The other project is the fifth draft of a middle grade novel that I have been working on for years. When I was working on earlier drafts, I studied Me and Marvin Gardens which is A.S. King’s book that I mentioned earlier. For this draft I studied Where the Watermelons Grow by Cindy Baldwin and The Science of Unbreakable Things By Tae Keller
Where can people connect more with you?
My website is www.katenarita.com
If you want to find out more about how 100 Bugs! transformed from a manuscript to a book click here.
Listen to my podcast, Chalk + Ink, and read the show notes.
Thanks so much for having me, Andy. This was so much fun!
It was my pleasure, Kate! I loved catching up and hearing all about how and where you find inspiration.
Readers be sure to check out Kate's podcast and her book 100 BUGS! A COUNTING BOOK illustrated by Suzanne Kaufman. And teachers, please take Kate up on her offer of free virtual class visits. What an opportunity!
GIVE AWAY TIME!
Kate is generously offering TWO giveaways!
First, Kate will be giving away a copy of 100 BUGS! A COUNTING BOOK to one lucky winner.
Second, Kate has offered to give away a manuscript critique (rhyming or non rhyming, <500 words) to another lucky winner.
1. Leave a comment below.
2. Retweet my tweet about this post. For an additional entry, tag some friends!
ABOUT KATE NARITA
Kate Palaces Narita is the author of 100 Bugs! A Counting Book (FSG spring 2018). When she's not out and about driving, teaching or cheering on her two teenage sons, Kate lives, writes, and hikes on a small mountain in central Massachusetts. There's a magical part of Mt. Wachusett in every one of her stories. Be it small wonders like darting dragonflies and gorgeous garden phlox, or large wonders like munching moose and beautiful balsam firs, she celebrates nature's bounty each and every day.
Kate has an MFA in Writing for Children from Simmons University, a MS in Education, a BS in Spanish and a B.S. in Sociology from University of Wisconsin-Madison. While she has lived in Illinois, Wisconsin, Chile, and Japan, she calls Princeton, Massachusetts home.
ABOUT SUZANNE KAUFMAN
Suzanne Kaufman is the New York Times bestselling illustrator of All Are Welcome. She is the recipient of The Ezra Jack Keats/Kerlan Memorial Fellowship, Society of Children’s Book Writers and Illustrators Mentorship and Portfolio Honors.
Her books have been awarded Bank Street College Education Best Children’s Books of the Year Honors, Notable Books for a Global Society, Washington State Best Picture Book Award, Mathical Honor Award, and Amazon Best Children Book of the Year. Her books include her own book Confiscated and illustrated work: Take Your Pets to School Day, 100 Bugs, Naughty Claudine Christmas, and Samanthasaurus Rex. She has presented at Tucson Book Festival, Los Angeles Festival of Books and Penguin Random House Book Festival.

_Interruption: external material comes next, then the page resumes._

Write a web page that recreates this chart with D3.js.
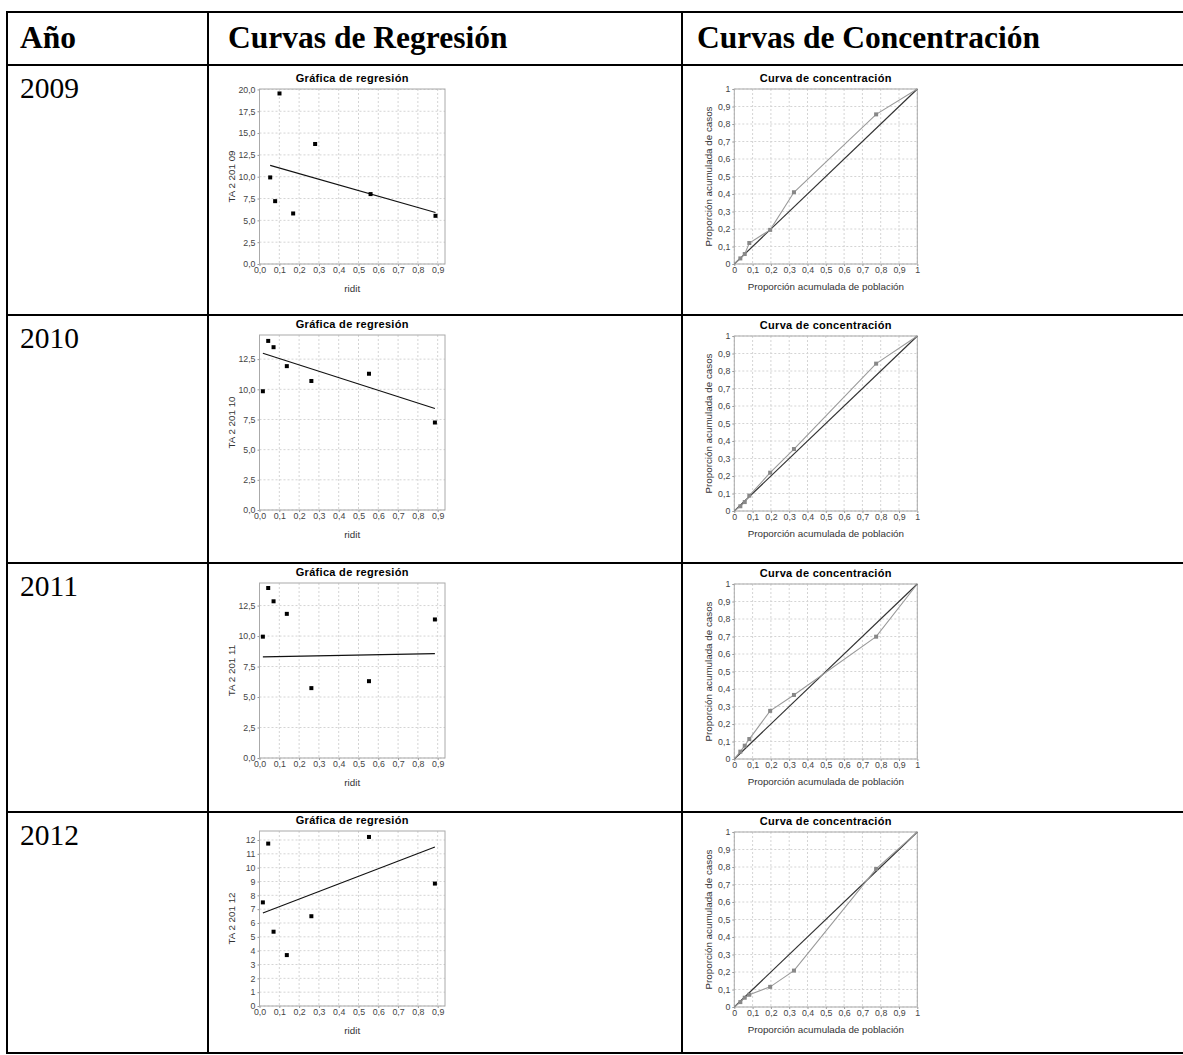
<!DOCTYPE html>
<html>
<head>
<meta charset="utf-8">
<script src="https://cdn.jsdelivr.net/npm/d3@7"></script>
<style>
  body { margin: 0; background: #fff; }
  svg { display: block; }
</style>
</head>
<body>
<div id="table-chart"></div>
<script>
// Table content
const headers = ["Año", "Curvas de Regresión", "Curvas de Concentración"];
const years = ["2009", "2010", "2011", "2012"];

// Regression charts: ridit on x, TA value on y
const ridit2009 = [0.054, 0.079, 0.101, 0.170, 0.281, 0.561, 0.889];
const ridit = [0.017, 0.044, 0.071, 0.138, 0.262, 0.553, 0.886];
const ta2009 = [9.92, 7.20, 19.54, 5.79, 13.75, 8.01, 5.52];
const ta2010 = [9.84, 14.01, 13.49, 11.92, 10.69, 11.29, 7.25];
const ta2011 = [9.95, 13.94, 12.85, 11.82, 5.73, 6.30, 11.36];
const ta2012 = [7.49, 11.74, 5.37, 3.68, 6.49, 12.22, 8.85];
// fitted line value at first and last ridit
const fit2009 = [11.30, 5.90];
const fit2010 = [12.99, 8.41];
const fit2011 = [8.29, 8.56];
const fit2012 = [6.73, 11.50];
const yLabels = ["TA 2 201 09", "TA 2 201 10", "TA 2 201 11", "TA 2 201 12"];
const yMax = [20.05, 14.5, 14.35, 12.65];
const yStep = [2.5, 2.5, 2.5, 1];
const riditTicks = [0, 0.1, 0.2, 0.3, 0.4, 0.5, 0.6, 0.7, 0.8, 0.9];

// Concentration curves
const popCum = [0, 0.033, 0.057, 0.082, 0.196, 0.326, 0.775, 1];
const cases2009 = [0, 0.032, 0.057, 0.120, 0.195, 0.410, 0.855, 1];
const cases2010 = [0, 0.027, 0.051, 0.088, 0.219, 0.354, 0.842, 1];
const cases2011 = [0, 0.042, 0.076, 0.114, 0.275, 0.366, 0.699, 1];
const cases2012 = [0, 0.028, 0.053, 0.070, 0.115, 0.208, 0.789, 1];
const propTicks = [0, 0.1, 0.2, 0.3, 0.4, 0.5, 0.6, 0.7, 0.8, 0.9, 1];

const regData = [
  {x: ridit2009, y: ta2009, fit: fit2009},
  {x: ridit, y: ta2010, fit: fit2010},
  {x: ridit, y: ta2011, fit: fit2011},
  {x: ridit, y: ta2012, fit: fit2012}
];
const concData = [cases2009, cases2010, cases2011, cases2012];

// layout
const W = 1183, H = 1055;
const hLines = [12, 65, 315, 563, 812, 1053];
const vLines = [7, 208, 682];
const rowTops = [65, 315, 563, 812];
const regTops = [89, 335, 583, 831];
const concTops = [89, 336, 584, 832];
const sansFont = "'Liberation Sans', Arial, sans-serif";
const serifFont = "'Liberation Serif', 'Times New Roman', serif";

const svg = d3.select("#table-chart")
  .append("svg")
  .attr("width", W)
  .attr("height", H);

// table borders
svg.selectAll(".hline")
  .data(hLines)
  .enter().append("line")
  .attr("x1", 6).attr("x2", W)
  .attr("y1", d => d).attr("y2", d => d)
  .attr("stroke", "#000").attr("stroke-width", 2);

svg.selectAll(".vline")
  .data(vLines)
  .enter().append("line")
  .attr("x1", d => d).attr("x2", d => d)
  .attr("y1", 11).attr("y2", 1054)
  .attr("stroke", "#000").attr("stroke-width", 2);

// header texts
const headerX = [20, 228, 697];
svg.selectAll(".header")
  .data(headers)
  .enter().append("text")
  .attr("x", (d, i) => headerX[i])
  .attr("y", 48)
  .attr("font-family", serifFont)
  .attr("font-weight", "bold")
  .attr("font-size", 31.5)
  .text(d => d);

svg.selectAll(".year")
  .data(years)
  .enter().append("text")
  .attr("x", 20)
  .attr("y", (d, i) => rowTops[i] + 33)
  .attr("font-family", serifFont)
  .attr("font-size", 29.5)
  .text(d => d);

function commaFmt(digits) {
  const f = d3.format("." + digits + "f");
  return v => f(v).replace(".", ",");
}

function styleAxis(ax) {
  ax.select(".domain").remove();
  ax.selectAll(".tick line").attr("stroke", "#999");
  ax.selectAll(".tick text")
    .attr("font-family", sansFont)
    .attr("font-size", 8.8)
    .attr("fill", "#444");
}

function drawFrame(g, x, y, xTicks, yTicks, w, h) {
  g.append("rect")
   .attr("width", w).attr("height", h)
   .attr("fill", "#fff");

  // dashed grid
  g.selectAll(".vgrid")
   .data(xTicks)
   .enter().append("line")
   .attr("x1", d => x(d)).attr("x2", d => x(d))
   .attr("y1", 0).attr("y2", h)
   .attr("stroke", "#d4d4d4")
   .attr("stroke-dasharray", "2,2");
  g.selectAll(".hgrid")
   .data(yTicks)
   .enter().append("line")
   .attr("x1", 0).attr("x2", w)
   .attr("y1", d => y(d)).attr("y2", d => y(d))
   .attr("stroke", "#d4d4d4")
   .attr("stroke-dasharray", "2,2");
}

function drawTitle(g, w, text) {
  g.append("text")
   .attr("x", w / 2)
   .attr("y", -11)
   .attr("dy", "0.35em")
   .attr("text-anchor", "middle")
   .attr("font-family", sansFont)
   .attr("font-weight", "bold")
   .attr("font-size", 11)
   .attr("letter-spacing", 0.3)
   .text(text);
}

function axisLabels(g, w, h, xText, yText, xOff, yOff) {
  g.append("text")
   .attr("x", w / 2)
   .attr("y", h + xOff)
   .attr("dy", "0.35em")
   .attr("text-anchor", "middle")
   .attr("font-family", sansFont)
   .attr("font-size", 9.8)
   .attr("fill", "#333")
   .text(xText);
  g.append("text")
   .attr("transform", `translate(${-yOff},${h / 2}) rotate(-90)`)
   .attr("dy", "0.35em")
   .attr("text-anchor", "middle")
   .attr("font-family", sansFont)
   .attr("font-size", 9.8)
   .attr("fill", "#333")
   .text(yText);
}

// Regression charts
regData.forEach((d, i) => {
  const w = 185.5, h = 175;
  const g = svg.append("g")
    .attr("transform", `translate(259.5,${regTops[i]})`);

  const x = d3.scaleLinear().domain([0, 0.937]).range([0, w]);
  const y = d3.scaleLinear().domain([0, yMax[i]]).range([h, 0]);
  const yTicks = d3.range(0, yMax[i] + 1e-6, yStep[i]);
  const yFmt = (yStep[i] % 1 !== 0) ? commaFmt(1) : d3.format("d");

  drawFrame(g, x, y, riditTicks, yTicks, w, h);

  const yAxis = g.append("g")
    .call(d3.axisLeft(y).tickValues(yTicks)
      .tickFormat(yFmt)
      .tickSizeInner(2).tickSizeOuter(0).tickPadding(2));
  styleAxis(yAxis);

  const xAxis = g.append("g")
    .attr("transform", `translate(0,${h})`)
    .call(d3.axisBottom(x).tickValues(riditTicks)
      .tickFormat(commaFmt(1))
      .tickSizeInner(2).tickSizeOuter(0).tickPadding(1));
  styleAxis(xAxis);

  g.append("rect")
   .attr("width", w).attr("height", h)
   .attr("fill", "none")
   .attr("stroke", "#aaa");

  // regression line
  const n = d.x.length;
  g.append("line")
   .attr("x1", x(d.x[0])).attr("y1", y(d.fit[0]))
   .attr("x2", x(d.x[n - 1])).attr("y2", y(d.fit[1]))
   .attr("stroke", "#111")
   .attr("stroke-width", 1.1);

  g.selectAll(".pt")
   .data(d.y)
   .enter().append("rect")
   .attr("x", (v, j) => x(d.x[j]) - 2)
   .attr("y", v => y(v) - 2)
   .attr("width", 4).attr("height", 4)
   .attr("fill", "#000");

  drawTitle(g, w, "Gráfica de regresión");
  axisLabels(g, w, h, "ridit", yLabels[i], 25, 28);
});

// Concentration charts
concData.forEach((cases, i) => {
  const w = 183, h = 175;
  const g = svg.append("g")
    .attr("transform", `translate(734.3,${concTops[i]})`);

  const x = d3.scaleLinear().domain([0, 1]).range([0, w]);
  const y = d3.scaleLinear().domain([0, 1]).range([h, 0]);

  drawFrame(g, x, y, propTicks, propTicks, w, h);

  const fmt = v => (v === 0 || v === 1) ? String(v) : commaFmt(1)(v);
  const yAxis = g.append("g")
    .call(d3.axisLeft(y).tickValues(propTicks).tickFormat(fmt)
      .tickSizeInner(2).tickSizeOuter(0).tickPadding(2));
  styleAxis(yAxis);
  const xAxis = g.append("g")
    .attr("transform", `translate(0,${h})`)
    .call(d3.axisBottom(x).tickValues(propTicks).tickFormat(fmt)
      .tickSizeInner(2).tickSizeOuter(0).tickPadding(1));
  styleAxis(xAxis);

  g.append("rect")
   .attr("width", w).attr("height", h)
   .attr("fill", "none")
   .attr("stroke", "#aaa");

  // equality diagonal
  g.append("line")
   .attr("x1", x(0)).attr("y1", y(0))
   .attr("x2", x(1)).attr("y2", y(1))
   .attr("stroke", "#333")
   .attr("stroke-width", 1.2);

  const pts = popCum.map((p, j) => [p, cases[j]]);
  g.append("path")
   .datum(pts)
   .attr("d", d3.line().x(p => x(p[0])).y(p => y(p[1])))
   .attr("fill", "none")
   .attr("stroke", "#9a9a9a")
   .attr("stroke-width", 1.1);

  g.selectAll(".mk")
   .data(pts.slice(1, -1))
   .enter().append("rect")
   .attr("x", p => x(p[0]) - 2)
   .attr("y", p => y(p[1]) - 2)
   .attr("width", 4).attr("height", 4)
   .attr("fill", "#888");

  drawTitle(g, w, "Curva de concentración");
  axisLabels(g, w, h, "Proporción acumulada de población", "Proporción acumulada de casos", 23, 26);
});
</script>
</body>
</html>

Over the years, she’s done everything from animating special effects for Universal and Discovery, to be an animation lead on games that were awarded the Academy of Interactive Arts and Sciences “Innovation in Art Direction”, “Innovation in Animation” and “Children’s Title of the Year”. She has lectured about illustration and animation around the US, England, Japan and Peru.
When not tramping through the wilds of the Pacific Northwest with her family, you will find her teaching illustration or working in her studio. You can follow Suzanne on Twitter @skaufmanart and Instagram @suzannekaufman.
ABOUT ANDREW HACKET
Andrew’s background of being surrounded by children, both at work and at home, has been a treasure trove of inspiration.
A nature lover, Andrew can be found exploring the woods of Massachusetts with his wife and three kids.
While often witty and imaginative, Andrew’s stories can also delve into the more serious and emotional topics that children can experience.
Andrew is represented by Dan Cramer of Flannery Literary.